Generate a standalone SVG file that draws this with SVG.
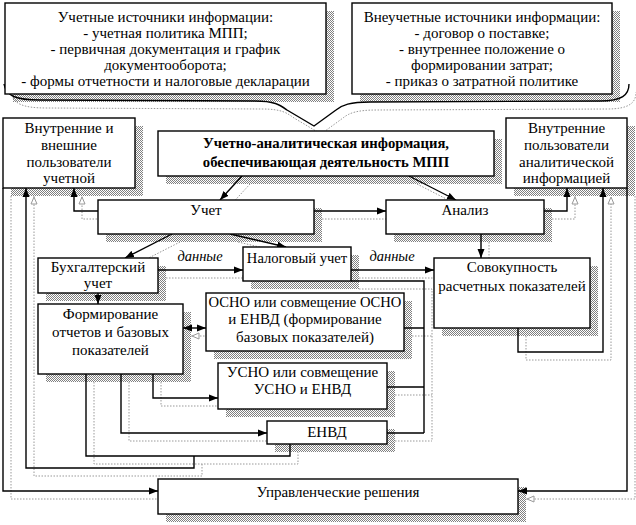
● ● ●
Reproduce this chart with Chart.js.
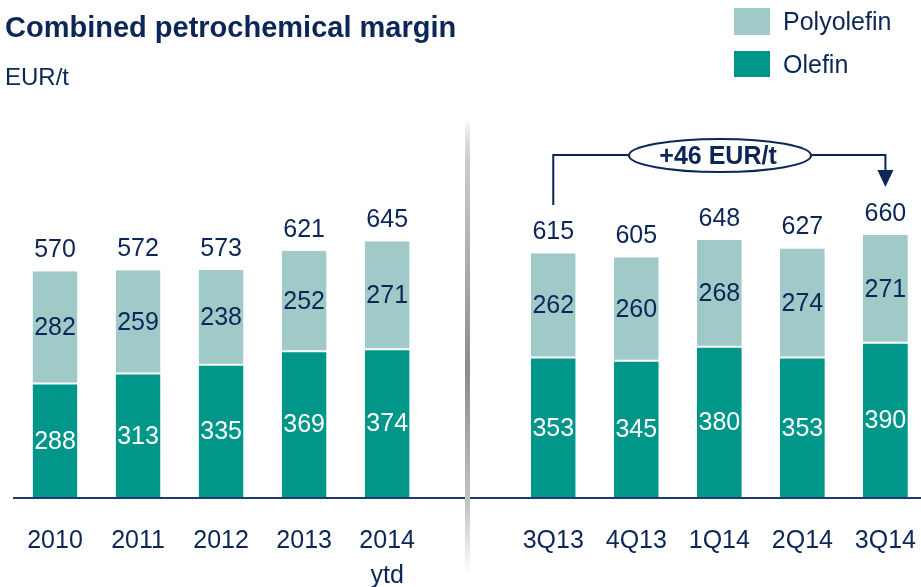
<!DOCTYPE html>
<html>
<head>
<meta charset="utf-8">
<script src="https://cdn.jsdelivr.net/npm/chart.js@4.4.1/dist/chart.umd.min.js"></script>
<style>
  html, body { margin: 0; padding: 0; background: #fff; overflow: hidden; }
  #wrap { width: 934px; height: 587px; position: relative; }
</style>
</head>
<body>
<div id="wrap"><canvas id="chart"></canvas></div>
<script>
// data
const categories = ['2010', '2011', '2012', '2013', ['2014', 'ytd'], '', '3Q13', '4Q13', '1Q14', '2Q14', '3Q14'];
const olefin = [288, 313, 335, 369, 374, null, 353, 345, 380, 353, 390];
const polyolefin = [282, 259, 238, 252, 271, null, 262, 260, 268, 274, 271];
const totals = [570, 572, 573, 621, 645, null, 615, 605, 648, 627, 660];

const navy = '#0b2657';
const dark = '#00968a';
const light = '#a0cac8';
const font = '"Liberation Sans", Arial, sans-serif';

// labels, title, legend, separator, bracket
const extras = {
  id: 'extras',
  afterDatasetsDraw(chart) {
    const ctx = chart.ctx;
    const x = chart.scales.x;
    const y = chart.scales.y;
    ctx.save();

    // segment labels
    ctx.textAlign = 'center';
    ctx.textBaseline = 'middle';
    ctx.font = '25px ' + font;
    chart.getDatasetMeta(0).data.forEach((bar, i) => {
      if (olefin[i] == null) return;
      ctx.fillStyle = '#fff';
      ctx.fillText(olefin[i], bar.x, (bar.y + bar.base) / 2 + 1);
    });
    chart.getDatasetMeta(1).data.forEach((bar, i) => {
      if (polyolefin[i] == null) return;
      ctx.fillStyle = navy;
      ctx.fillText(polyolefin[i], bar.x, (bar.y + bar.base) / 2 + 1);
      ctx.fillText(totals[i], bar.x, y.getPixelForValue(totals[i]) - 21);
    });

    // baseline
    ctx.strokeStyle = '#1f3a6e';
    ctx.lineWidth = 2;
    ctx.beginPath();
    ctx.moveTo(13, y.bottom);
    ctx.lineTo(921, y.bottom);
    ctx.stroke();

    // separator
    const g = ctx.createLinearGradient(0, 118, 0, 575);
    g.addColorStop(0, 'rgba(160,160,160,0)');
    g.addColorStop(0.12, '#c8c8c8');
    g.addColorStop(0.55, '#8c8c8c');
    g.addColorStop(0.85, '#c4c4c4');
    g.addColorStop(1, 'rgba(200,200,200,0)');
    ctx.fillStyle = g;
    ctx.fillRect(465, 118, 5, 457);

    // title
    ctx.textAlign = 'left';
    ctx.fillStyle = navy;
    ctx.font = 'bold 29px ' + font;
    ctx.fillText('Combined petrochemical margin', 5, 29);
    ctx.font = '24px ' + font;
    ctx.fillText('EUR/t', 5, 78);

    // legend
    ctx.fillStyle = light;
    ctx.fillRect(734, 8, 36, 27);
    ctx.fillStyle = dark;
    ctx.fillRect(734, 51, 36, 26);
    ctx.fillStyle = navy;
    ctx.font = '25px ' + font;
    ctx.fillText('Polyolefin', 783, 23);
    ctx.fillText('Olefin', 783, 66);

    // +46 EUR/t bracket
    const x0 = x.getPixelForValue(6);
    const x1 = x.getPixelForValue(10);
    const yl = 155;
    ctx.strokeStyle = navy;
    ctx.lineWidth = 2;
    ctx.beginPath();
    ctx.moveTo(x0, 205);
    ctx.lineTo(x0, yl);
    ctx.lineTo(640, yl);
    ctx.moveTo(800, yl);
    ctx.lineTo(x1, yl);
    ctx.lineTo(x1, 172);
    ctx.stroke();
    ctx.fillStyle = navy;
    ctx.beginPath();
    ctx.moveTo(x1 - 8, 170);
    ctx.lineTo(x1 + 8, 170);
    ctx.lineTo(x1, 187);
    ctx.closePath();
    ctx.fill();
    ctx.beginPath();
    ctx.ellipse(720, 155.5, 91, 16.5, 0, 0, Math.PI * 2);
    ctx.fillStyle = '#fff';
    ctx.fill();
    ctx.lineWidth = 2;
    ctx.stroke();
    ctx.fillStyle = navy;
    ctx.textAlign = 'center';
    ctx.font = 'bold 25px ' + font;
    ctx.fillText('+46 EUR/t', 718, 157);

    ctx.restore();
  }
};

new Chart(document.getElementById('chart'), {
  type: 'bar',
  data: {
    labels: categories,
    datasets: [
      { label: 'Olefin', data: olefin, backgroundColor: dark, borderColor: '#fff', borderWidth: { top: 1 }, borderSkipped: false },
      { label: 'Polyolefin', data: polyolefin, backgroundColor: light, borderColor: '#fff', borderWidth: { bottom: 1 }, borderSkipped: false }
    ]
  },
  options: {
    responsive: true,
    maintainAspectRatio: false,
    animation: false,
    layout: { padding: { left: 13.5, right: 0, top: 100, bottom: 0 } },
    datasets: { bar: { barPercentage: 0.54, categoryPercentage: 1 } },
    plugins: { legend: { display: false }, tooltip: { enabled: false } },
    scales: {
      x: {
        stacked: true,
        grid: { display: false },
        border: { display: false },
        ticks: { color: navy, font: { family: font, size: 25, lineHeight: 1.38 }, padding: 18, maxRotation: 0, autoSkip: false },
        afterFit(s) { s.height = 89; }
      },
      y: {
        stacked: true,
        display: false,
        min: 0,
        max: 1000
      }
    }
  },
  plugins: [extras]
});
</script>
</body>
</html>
● ● ●
Aim of the exercise:
Quote only the lines running from the line with "Reproduce this chart with Chart.js." to the line with "ctx.save();", ends included, exactly as they appear and without the pictures.

Output:
Reproduce this chart with Chart.js.
<!DOCTYPE html>
<html>
<head>
<meta charset="utf-8">
<script src="https://cdn.jsdelivr.net/npm/chart.js@4.4.1/dist/chart.umd.min.js"></script>
<style>
  html, body { margin: 0; padding: 0; background: #fff; overflow: hidden; }
  #wrap { width: 934px; height: 587px; position: relative; }
</style>
</head>
<body>
<div id="wrap"><canvas id="chart"></canvas></div>
<script>
// data
const categories = ['2010', '2011', '2012', '2013', ['2014', 'ytd'], '', '3Q13', '4Q13', '1Q14', '2Q14', '3Q14'];
const olefin = [288, 313, 335, 369, 374, null, 353, 345, 380, 353, 390];
const polyolefin = [282, 259, 238, 252, 271, null, 262, 260, 268, 274, 271];
const totals = [570, 572, 573, 621, 645, null, 615, 605, 648, 627, 660];

const navy = '#0b2657';
const dark = '#00968a';
const light = '#a0cac8';
const font = '"Liberation Sans", Arial, sans-serif';

// labels, title, legend, separator, bracket
const extras = {
  id: 'extras',
  afterDatasetsDraw(chart) {
    const ctx = chart.ctx;
    const x = chart.scales.x;
    const y = chart.scales.y;
    ctx.save();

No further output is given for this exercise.